Metals exploration group Greatland Gold (GGP:AIM) has seen its shares rise 10-fold over the last two-and-a-half years, and better still has a five-year compound annual growth rate of 157% a year, equivalent to turning £10,000 into £1.1 million in five years.

Faster still, investors in electric car company Tesla have seen their shares rise 10-fold in under two years. Tesla hasn’t increased its profits by 10-times in the last two years, but investors have bet that the company will become more profitable.

This underscores the difficulty of finding the path to big quick returns – it relies on human emotions. As Isaac Newton once said: ‘I can calculate the motion of heavenly bodies but not the madness of people.’


That said, if you don’t try you won’t achieve anything, so with that thought in mind we highlight two stocks that might provide super-sized returns in the years to come.

We are looking for the investment to work out (grow 10-fold) over the next three to eight years which implies that earnings are growing between 33% a year and 100% a year, but we are also looking for the potential for multiple expansion.

In plain English, that means investors are prepared to pay a higher multiple of earnings to own the shares. For example, a stock might have traded on 20 times earnings, but it’s done something to convince the market it should now trade on
30 times earnings – that’s a multiple expansion.

The most powerful stock moves are often a combination of profit growth (fundamentals) and multiple expansion (investors paying more for the profits).

Just remember there are no guarantees with investing and that you can lose money as well as make it.


Market value: £1.7 billion

Integrated veterinary practices group CVS (CVSG:AIM) has grown its revenues at a compound annual growth rate of 15% and earnings at 20% over the past three years.

While this was partly the result of increased demand for pet ownership during lockdown, we believe the industry has secular growth drivers.

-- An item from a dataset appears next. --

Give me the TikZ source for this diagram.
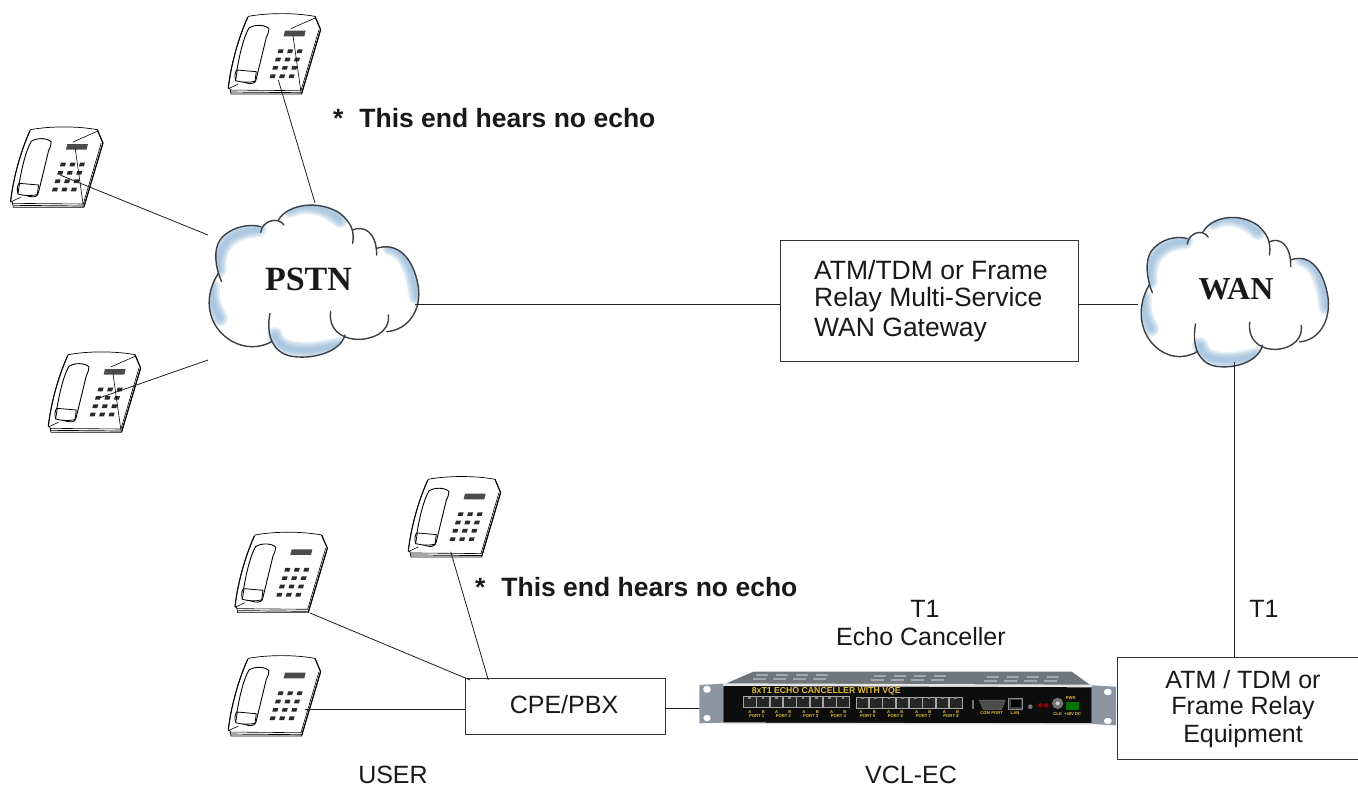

The company has a good growth runway which it can deliver through both organic and acquisitive means while it is achieving its aim of becoming the employer of choice.

One aspect of the business which we find interesting and is perhaps underappreciated is the increasing number of services that have been rolled out in recent years. These range from crematoria, laboratories, referrals to insurance and e-commerce.

Not only do these additional services bring incremental revenues but they address the whole life cycle of owning companion animals and potentially create a network effect where CVS attracts third parties to its nexus.

There is potential for margins to increase as the company scales its operations and as the network effect takes hold, which should attract a higher multiple.

Darktrace (DARK) 964p

Market value: £6.3 billion

Cyber security company  Darktrace (DARK) is one of the world’s fastest growing companies with a leadership position in Enterprise Immune System technology, which is based on pioneering mathematics developed at Cambridge University.

The underlying cyber security market is forecast to grow at around a compound annual growth rate of 14.6% a year over the next five years and could be worth around $400 billion according to Fact and Factors research, while Darktrace could exploit its technological edge to carve out a leading position.

Analysts at Needham Research believe Darktrace has the most innovative application of artificial intelligence and security automation in the market.

While the company’s shares have been hugely successful since coming to the market in April 2021, there appears to be good momentum in the business with management increasing earnings guidance given at the time of the floatation.

Even if Darktrace only matches the current consensus forecast for 2023 revenues of around $493 million, arguably that is barely scratching the surface in terms of the estimated market potential.

Investors will naturally want to see progression on turning revenues into profits from the losses projected but the bigger picture is about grabbing a good slice of the ever-expanding cyber security market and Darktrace seems to be delivering so far.